╭─ Data for this task
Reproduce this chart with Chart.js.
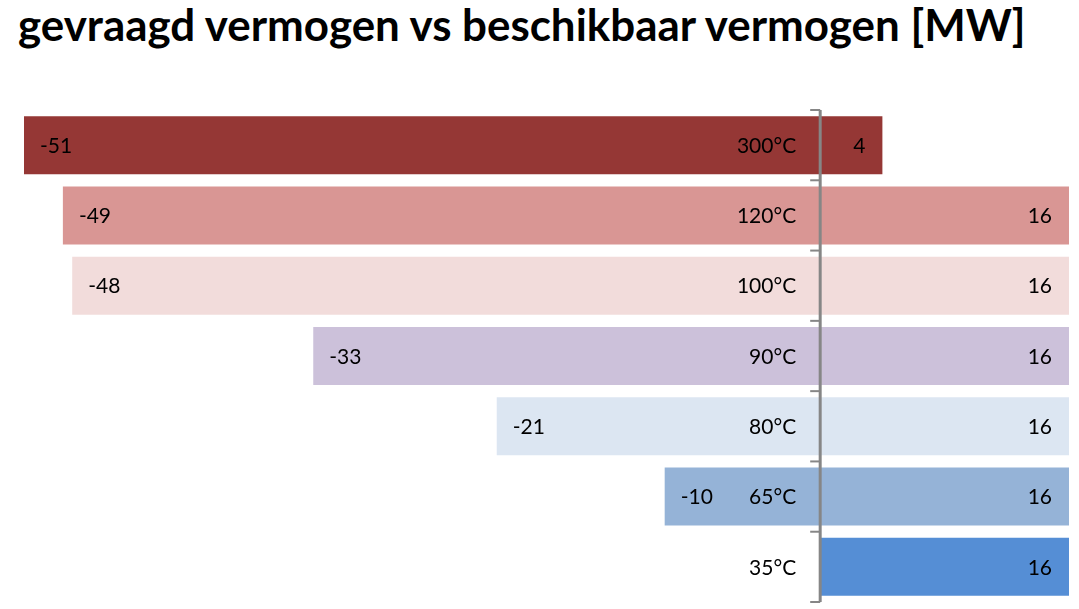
<!DOCTYPE html>
<html>
<head>
<meta charset="utf-8">
<script src="https://cdn.jsdelivr.net/npm/chart.js@4.4.1/dist/chart.umd.min.js"></script>
<style>
  html, body { margin: 0; padding: 0; background: #fff; }
  #wrap { position: relative; width: 1079px; height: 609px; }
  #titel {
    position: absolute; left: 18px; top: -2px; margin: 0;
    font-family: Lato, "Open Sans", sans-serif; font-weight: bold;
    color: #000; white-space: nowrap; font-size: 44px;
  }
  canvas { position: absolute; left: 0; top: 0; }
</style>
</head>
<body>
<div id="wrap">
  <h1 id="titel">gevraagd vermogen vs beschikbaar vermogen [MW]</h1>
  <canvas id="grafiek" width="1079" height="609"></canvas>
</div>
<script>
// temperaturen (van boven naar onder)
const temperaturen = ["300°C", "120°C", "100°C", "90°C", "80°C", "65°C", "35°C"];
// gevraagd vermogen (negatief) en beschikbaar vermogen (positief), MW
const gevraagd = [-51.2, -48.7, -48.1, -32.6, -20.8, -10.0, null];
const beschikbaar = [4, 16, 16, 16, 16, 16, 16];
const kleuren = ["#953735", "#D99694", "#F2DCDB", "#CCC1DA", "#DCE6F2", "#95B3D7", "#558ED5"];

const FONT = 'Lato, "Open Sans", sans-serif';

// titel op breedte zetten
(function () {
  const t = document.getElementById("titel");
  const w = t.getBoundingClientRect().width;
  const size = 44 * 1007 / w;
  t.style.fontSize = size.toFixed(1) + "px";
})();

const asEnLabels = {
  id: "asEnLabels",
  afterDatasetsDraw(chart) {
    const { ctx, chartArea, scales } = chart;
    const x0 = scales.x.getPixelForValue(0);
    const n = temperaturen.length;
    const stap = (chartArea.bottom - chartArea.top) / n;

    ctx.save();
    // verticale as met streepjes
    ctx.strokeStyle = "#868686";
    ctx.lineWidth = 3;
    ctx.beginPath();
    ctx.moveTo(x0, chartArea.top);
    ctx.lineTo(x0, chartArea.bottom);
    ctx.stroke();
    ctx.lineWidth = 2;
    for (let i = 0; i <= n; i++) {
      const y = chartArea.top + i * stap;
      ctx.beginPath();
      ctx.moveTo(x0 - 10, y);
      ctx.lineTo(x0, y);
      ctx.stroke();
    }

    ctx.fillStyle = "#000";
    ctx.font = "21px " + FONT;
    ctx.textBaseline = "middle";
    temperaturen.forEach((t, i) => {
      const y = scales.y.getPixelForValue(i) + 1;
      ctx.textAlign = "right";
      ctx.fillText(t, x0 - 24, y);

      const g = gevraagd[i];
      if (g != null && g !== 0) {
        ctx.textAlign = "left";
        ctx.fillText(String(Math.round(g)), scales.x.getPixelForValue(g) + 16, y);
      }
      const b = beschikbaar[i];
      if (b != null && b !== 0) {
        ctx.textAlign = "right";
        ctx.fillText(String(Math.round(b)), scales.x.getPixelForValue(b) - 17, y);
      }
    });
    ctx.restore();
  },
};

new Chart(document.getElementById("grafiek"), {
  type: "bar",
  data: {
    labels: temperaturen,
    datasets: [
      { label: "gevraagd", data: gevraagd, backgroundColor: kleuren },
      { label: "beschikbaar", data: beschikbaar, backgroundColor: kleuren },
    ],
  },
  options: {
    indexAxis: "y",
    responsive: false,
    animation: false,
    devicePixelRatio: 1,
    layout: { padding: { left: 24, right: 10, top: 110, bottom: 7 } },
    datasets: { bar: { categoryPercentage: 1, barPercentage: 0.825, borderWidth: 0 } },
    scales: {
      x: { stacked: true, min: -51.2, max: 16, display: false },
      y: { stacked: true, display: false },
    },
    plugins: {
      legend: { display: false },
      tooltip: { enabled: false },
      title: { display: false },
    },
  },
  plugins: [asEnLabels],
});
</script>
</body>
</html>
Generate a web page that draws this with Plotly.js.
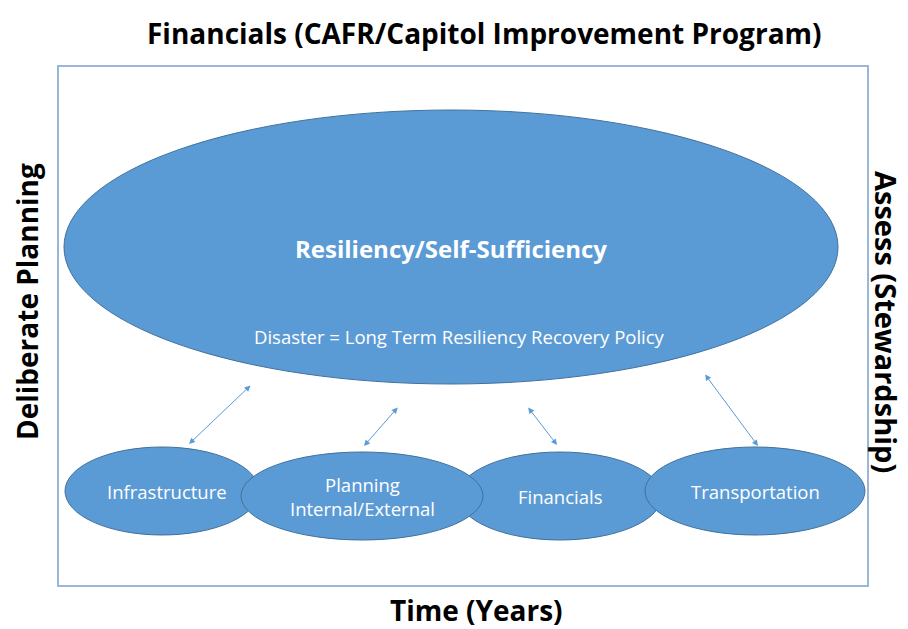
<!DOCTYPE html>
<html>
<head>
<meta charset="utf-8">
<script src="https://cdn.plot.ly/plotly-3.0.1.min.js"></script>
<style>html,body{margin:0;padding:0;background:#fff;}#chart{width:908px;height:629px;}</style>
</head>
<body>
<div id="chart"></div>
<script>
// Diagram content
const mainTitle = "Financials (CAFR/Capitol Improvement Program)";
const bottomLabel = "Time (Years)";
const leftLabel = "Deliberate Planning";
const rightLabel = "Assess (Stewardship)";
const coreLabel = "Resiliency/Self-Sufficiency";
const coreSubLabel = "Disaster = Long Term Resiliency Recovery Policy";

// Pillar nodes (drawn in this order)
const nodeNames = ["Infrastructure", "Financials", "Planning<br>Internal/External", "Transportation"];
const nodeCx = [162, 560, 362, 755];
const nodeCy = [491, 496, 496, 491];
const nodeRx = [97, 102, 121, 110];
const nodeRy = [44, 44, 44, 44];

// Core ellipse
const coreCx = 451, coreCy = 247, coreRx = 387, coreRy = 137;

// Linking arrows (core <-> pillar)
const arrowFromX = [252, 399, 527, 704];
const arrowFromY = [384, 406, 406, 373];
const arrowToX = [189, 364, 557, 758];
const arrowToY = [444, 446, 445, 446];

const fill = "#5b9bd5";
const edge = "#41719c";
const font = "Open Sans, Noto Sans, sans-serif";

const shapes = [];
shapes.push({type: "rect", xref: "x", yref: "y", x0: 58, x1: 868, y0: 66, y1: 586,
  line: {color: "#9bb7d6", width: 2}, fillcolor: "rgba(0,0,0,0)", layer: "below"});
shapes.push({type: "circle", xref: "x", yref: "y",
  x0: coreCx - coreRx, x1: coreCx + coreRx, y0: coreCy - coreRy, y1: coreCy + coreRy,
  fillcolor: fill, line: {color: edge, width: 1}});
for (let i = 0; i < nodeNames.length; i++) {
  shapes.push({type: "circle", xref: "x", yref: "y",
    x0: nodeCx[i] - nodeRx[i], x1: nodeCx[i] + nodeRx[i],
    y0: nodeCy[i] - nodeRy[i], y1: nodeCy[i] + nodeRy[i],
    fillcolor: fill, line: {color: edge, width: 1}});
}

const annotations = [];
annotations.push({text: "<b>" + mainTitle + "</b>", x: 484, y: 33, xref: "x", yref: "y",
  showarrow: false, font: {family: font, size: 28, color: "#000"}});
annotations.push({text: "<b>" + bottomLabel + "</b>", x: 476, y: 610, xref: "x", yref: "y",
  showarrow: false, font: {family: font, size: 28, color: "#000"}});
annotations.push({text: "<b>" + leftLabel + "</b>", x: 27, y: 302, xref: "x", yref: "y",
  showarrow: false, textangle: -90, font: {family: font, size: 28, color: "#000"}});
annotations.push({text: "<b>" + rightLabel + "</b>", x: 887, y: 322, xref: "x", yref: "y",
  showarrow: false, textangle: 90, font: {family: font, size: 29, color: "#000"}});
annotations.push({text: "<b>" + coreLabel + "</b>", x: 451, y: 248, xref: "x", yref: "y",
  showarrow: false, font: {family: font, size: 24, color: "#fff"}});
annotations.push({text: coreSubLabel, x: 459, y: 336, xref: "x", yref: "y",
  showarrow: false, font: {family: font, size: 18.5, color: "#fff"}});
for (let i = 0; i < nodeNames.length; i++) {
  annotations.push({text: nodeNames[i], x: nodeCx[i] + (i === 0 ? 5 : 0), y: nodeCy[i], xref: "x", yref: "y",
    showarrow: false, font: {family: font, size: 18.5, color: "#fff"}});
}
for (let i = 0; i < arrowFromX.length; i++) {
  annotations.push({x: arrowToX[i], y: arrowToY[i], ax: arrowFromX[i], ay: arrowFromY[i],
    xref: "x", yref: "y", axref: "x", ayref: "y", text: "", showarrow: true,
    arrowhead: 2, startarrowhead: 2, arrowside: "end+start", arrowsize: 1.2, startarrowsize: 1.2,
    arrowwidth: 1, arrowcolor: fill});
}

const layout = {
  width: 908, height: 629,
  margin: {l: 0, r: 0, t: 0, b: 0},
  paper_bgcolor: "#fff", plot_bgcolor: "#fff",
  xaxis: {range: [0, 908], visible: false, fixedrange: true},
  yaxis: {range: [629, 0], visible: false, fixedrange: true},
  shapes: shapes, annotations: annotations, showlegend: false
};
Plotly.newPlot("chart", [], layout, {displayModeBar: false, staticPlot: true});
</script>
</body>
</html>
╰─
*Problem*:
Tally the lines in the records above that contain the word "with", and give only that number.

*Solution to this exercise*:
2